Sometimes he just gets it wrong: Poythress uses only if in the place of if and only if “because in ordinary English the context indicates well enough that ‘if and only if’ is implied” (235n6). But that is both false and misleading. In logic, only if indicates a necessary condition, and if and only if a necessary and sufficient one. This convention makes sense given standard English: you will pass this class only if you take the final does not mean that, if you take the final, you will pass the class. After all, you may take the final and fail it, and so fail the class anyway. The teacher simply wants to indicate that, without taking the final, you will certainly fail. He is not offering a promise that if you take the final, you will definitely pass. The distinction between only if and if and only if captures this important difference, and Poythress should not have brushed it aside.
These complaints may sound like mere quibbling, but they are not. A student armed with Poythress’s Logic alone would learn a confusing and nonstandard way of doing logic. When you go into the hardware store, it is good to know that you are looking to buy a Philips screwdriver, and that people call it that. To be fair, he seems to indicate that his book is not a textbook: “Demonstrations can be found in a number of logic textbooks” (402), he writes; that is, as opposed to the thing that you have in your hands, dear reader. But if it is not a textbook, then why is all the occasional instruction there? And, whatever it is, he should get things right, and be consistent.
In and amongst the syllogisms, Poythress takes up Cornelius Van Til’s task to give logic “a distinctly Christian reading” (25n1). Aristotle, Kant, and contemporary philosophy pursue “the same old ideal of perfectly precise categories” that “implicitly rejects the Trinity and pursues human autonomy” (188–189). By contrast, Poythress’s “reformed logic will be analogically Trinitarian” (691). Poythress never makes his position entirely clear, but, in fairness, that may be because his position is so unusual.
He certainly makes some surprising claims. “To put it provocatively,” he writes, “the Original modus ponens is not an abstract principle, but God himself in the mystery of his Trinity” (695). This claim is provocative, but it is also straightforwardly false: if it were true, then worshipping modus ponens would be worshipping God—but that is absurd. Perhaps he is just saying that modus ponens has no independent existence and that it is not even an abstract principle in the mind of God. He certainly believes that it is “at odds with the interrelatedness of the persons of the Trinity” to think that God could think of a universal without considering the particulars (148). His alternative account seems to be that modus ponens arises—perhaps on a case-by-case basis—by comparing (1) a particular argument with (2) the Trinity. If we find an analogical relation between the two, then the argument is valid. “Human instances of use of modus ponens,” he writes, “are to be evaluated according to whether they show appropriate analogical relation to the Original” (695). Let us state the obvious: this approach is extremely unusual. Additionally, Poythress offers no practical help. To make it minimally plausible, he should offer a thorough discussion of analogy and its use in establishing validity; an account of how to compare arguments to the Trinity, and so on.

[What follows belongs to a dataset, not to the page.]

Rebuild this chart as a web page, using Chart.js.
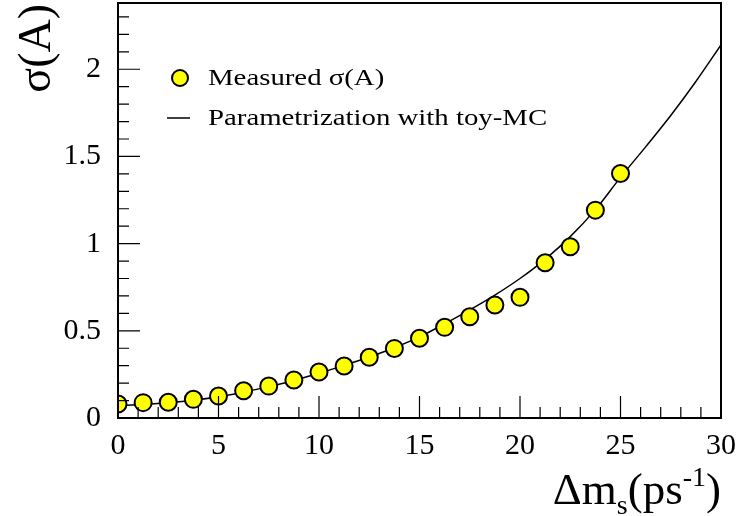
<!DOCTYPE html>
<html>
<head>
<meta charset="utf-8">
<script src="https://cdn.jsdelivr.net/npm/chart.js@4.4.1/dist/chart.umd.min.js"></script>
<style>
  html, body { margin: 0; padding: 0; background: #fff; }
  #wrap { width: 739px; height: 516px; }
</style>
</head>
<body>
<div id="wrap"><canvas id="sigmaChart" width="739" height="516"></canvas></div>
<script>
// === DATOS ===
const dmMeasured = [0, 1.25, 2.5, 3.75, 5, 6.25, 7.5, 8.75, 10, 11.25, 12.5, 13.75, 15, 16.25, 17.5, 18.75, 20, 21.25, 22.5, 23.75, 25];
const sigmaMeasured = [0.080, 0.088, 0.090, 0.107, 0.126, 0.156, 0.183, 0.218, 0.264, 0.298, 0.348, 0.399, 0.457, 0.520, 0.581, 0.648, 0.692, 0.890, 0.982, 1.192, 1.402];

const dmCurve = [0, 1.25, 2.5, 3.75, 5, 6.25, 7.5, 8.75, 10, 11.25, 12.5, 13.75, 15, 16.25, 17.5, 18.75, 20, 21.25, 22.5, 23.75, 25, 26.25, 27.5, 28.75, 30];
const sigmaCurve = [0.070, 0.078, 0.088, 0.102, 0.122, 0.148, 0.180, 0.215, 0.257, 0.302, 0.350, 0.403, 0.465, 0.540, 0.620, 0.705, 0.800, 0.910, 1.040, 1.195, 1.380, 1.555, 1.735, 1.930, 2.140];

const xTickValues = [0, 5, 10, 15, 20, 25, 30];
const yTickValues = [0, 0.5, 1, 1.5, 2];

const legendLabels = ["Measured \u03c3(A)", "Parametrization with toy-MC"];

const serif = "'Liberation Serif', 'DejaVu Serif', serif";

// === TICKS HACIA DENTRO Y MARCO (estilo ROOT) ===
const frameTicks = {
  id: "frameTicks",
  afterDatasetsDraw(chart) {
    const { ctx, chartArea: a, scales: { x, y } } = chart;
    ctx.save();
    ctx.strokeStyle = "#000";
    ctx.lineWidth = 1.2;
    ctx.beginPath();
    for (let i = 0; i <= 30; i++) {
      const px = x.getPixelForValue(i);
      const len = i % 5 === 0 ? 22 : 11;
      ctx.moveTo(px, a.bottom);
      ctx.lineTo(px, a.bottom - len);
    }
    for (let i = 0; i <= 23; i++) {
      const py = y.getPixelForValue(i / 10);
      const len = i % 5 === 0 ? 22 : 11;
      ctx.moveTo(a.left, py);
      ctx.lineTo(a.left + len, py);
    }
    ctx.stroke();
    ctx.lineWidth = 2;
    ctx.strokeRect(a.left, a.top, a.right - a.left, a.bottom - a.top);
    ctx.restore();
  }
};

// === LEYENDA Y TITULOS DE EJES ===
const labelsPlugin = {
  id: "labelsPlugin",
  afterDraw(chart) {
    const { ctx, chartArea: a } = chart;
    ctx.save();
    ctx.fillStyle = "#000";

    // leyenda
    ctx.beginPath();
    ctx.arc(180, 78, 8, 0, Math.PI * 2);
    ctx.fillStyle = "#ffff00";
    ctx.fill();
    ctx.lineWidth = 2;
    ctx.strokeStyle = "#000";
    ctx.stroke();
    ctx.beginPath();
    ctx.lineWidth = 1.5;
    ctx.moveTo(167, 118);
    ctx.lineTo(190, 118);
    ctx.stroke();

    ctx.fillStyle = "#000";
    ctx.font = "24px " + serif;
    ctx.textBaseline = "middle";
    ctx.textAlign = "left";
    const stretch = 1.2;
    ctx.save();
    ctx.translate(208, 0);
    ctx.scale(stretch, 1);
    ctx.fillText(legendLabels[0], 0, 79);
    ctx.fillText(legendLabels[1], 0, 119);
    ctx.restore();

    // titulo eje X: Δm_s(ps^-1)
    ctx.textBaseline = "alphabetic";
    const big = "45px " + serif, small = "28px " + serif;
    const parts = [
      { t: "\u0394m", f: big, dy: 0 },
      { t: "s", f: small, dy: 10 },
      { t: "(ps", f: big, dy: 0 },
      { t: "-1", f: small, dy: -18 },
      { t: ")", f: big, dy: 0 }
    ];
    let total = 0;
    parts.forEach(p => { ctx.font = p.f; p.w = ctx.measureText(p.t).width; total += p.w; });
    let cx = a.right - total;
    const base = 504;
    parts.forEach(p => { ctx.font = p.f; ctx.fillText(p.t, cx, base + p.dy); cx += p.w; });

    // titulo eje Y: σ(A)
    ctx.translate(50, 4);
    ctx.rotate(-Math.PI / 2);
    ctx.font = "46px " + serif;
    ctx.textAlign = "right";
    ctx.fillText("\u03c3(A)", 0, 0);
    ctx.restore();
  }
};

const toXY = (xs, ys) => xs.map((v, i) => ({ x: v, y: ys[i] }));

const noPadding = s => { s.paddingTop = 0; s.paddingBottom = 0; s.paddingLeft = 0; s.paddingRight = 0; };

new Chart(document.getElementById("sigmaChart"), {
  type: "scatter",
  data: {
    datasets: [
      {
        label: legendLabels[0],
        data: toXY(dmMeasured, sigmaMeasured),
        pointRadius: 8.5,
        pointBackgroundColor: "#ffff00",
        pointBorderColor: "#000",
        pointBorderWidth: 2,
        showLine: false,
        clip: 0,
        order: 0
      },
      {
        label: legendLabels[1],
        data: toXY(dmCurve, sigmaCurve),
        showLine: true,
        borderColor: "#000",
        borderWidth: 1.5,
        pointRadius: 0,
        cubicInterpolationMode: "monotone",
        clip: 0,
        order: 1
      }
    ]
  },
  options: {
    responsive: false,
    animation: false,
    devicePixelRatio: 1,
    layout: { autoPadding: false, padding: { top: 3, right: 18, left: 0, bottom: 0 } },
    plugins: { legend: { display: false }, tooltip: { enabled: false } },
    scales: {
      x: {
        type: "linear",
        min: 0,
        max: 30,
        grid: { display: false, drawTicks: false },
        border: { display: false },
        afterBuildTicks: s => { s.ticks = xTickValues.map(v => ({ value: v })); },
        afterFit: s => { s.height = 98; noPadding(s); },
        ticks: {
          color: "#000",
          padding: 10,
          maxRotation: 0,
          font: { family: serif, size: 30 },
          callback: v => String(v)
        }
      },
      y: {
        type: "linear",
        min: 0,
        max: 2.38,
        grid: { display: false, drawTicks: false },
        border: { display: false },
        afterBuildTicks: s => { s.ticks = yTickValues.map(v => ({ value: v })); },
        afterFit: s => { s.width = 118; noPadding(s); },
        ticks: {
          color: "#000",
          padding: 17,
          font: { family: serif, size: 30 },
          callback: v => String(+v.toFixed(2))
        }
      }
    }
  },
  plugins: [frameTicks, labelsPlugin]
});
</script>
</body>
</html>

But he does not. So there are practical problems.
There is also a conceptual issue that serves as a decisive objection to Poythress’s approach. If modus ponens arises from the Trinity by analogy, then God ought to know about it, and he ought to know about it from eternity. Even if modus ponens is not an abstract logical principle, it would be an abstract analogical one. So there would still be an abstract principle in the mind of God, pace Poythress. Poythress may want to say that it is not an abstract principle because it is the existing God himself. But that is false: modus ponens is not God (see above), nor is it a term applied to God, the way that Father is. According to Poythress himself, modus ponens is an “appropriate analogical relation” to the Trinity. Whatever that means, it is not God, but an idea. Poythress calls the Augustinian position on this issue “superficial and inadequate” (704), but he appears to be offering a modification to the position he deplores, rather than a rival account, as he claims. Augustine is comfortable with logical relations being known by God from eternity. Poythress says that logical relations arise by analogy from the Trinity. But either God knows the analogical relations that arise from who he is, or he does not. If he does not, then we know something about God that God does not know about himself—which is absurd. But if God has modus ponens in his mind from eternity, because of its analogical relation to the divine being, then God has an abstract principle in his mind, albeit an analogical one.
There is one last part to Logic, a series of reflections on a variety of topics. Appendix F5 is a previously published essay. The rest of the occasional reflections are sprinkled throughout the work like intellectual potpourri. Poythress succumbs to a kind of literary intemperance, but he never sustains his focus on a tangential topic for more than a page or two. We get advice on what to say to people who have had bad fathers (96); a mention of the distribution of Bible translations (101); an excursus on evolutionary naturalism (102–103), and so on. It’s all very thin, and handled without discussing—or even mentioning—the intellectual heavyweights involved. Poythress discusses the problem of induction without mentioning David Hume (99); he presents something like Alvin Plantinga’s evolutionary argument against naturalism without mentioning Plantinga (103); he talks about playing “the ‘game’ of logic or the ‘game’ of playing with formal systems” (441), without mentioning Ludwig Wittgenstein, who introduced such talk into philosophical discourse; he distinguishes between “syntax” and “meaning” in order to make the case that “modern computers are mindless” (453–454), but he does so without mentioning John Searle’s exact argument along these lines. He offers trenchant critiques of Kant, and a solid swipe at Augustine, without ever working with primary texts. In fact, Augustine, Hume, Kant, and Aquinas are not even mentioned in the bibliography.
“I am writing this book” Poythress tells us, “so that we may think carefully about human achievements in the area of logic. And in so thinking, we may begin to sort through the difference between good and bad, truth and distortion, common grace and effects of sinful desires for autonomy” (175). Sadly, that is not the book he wrote.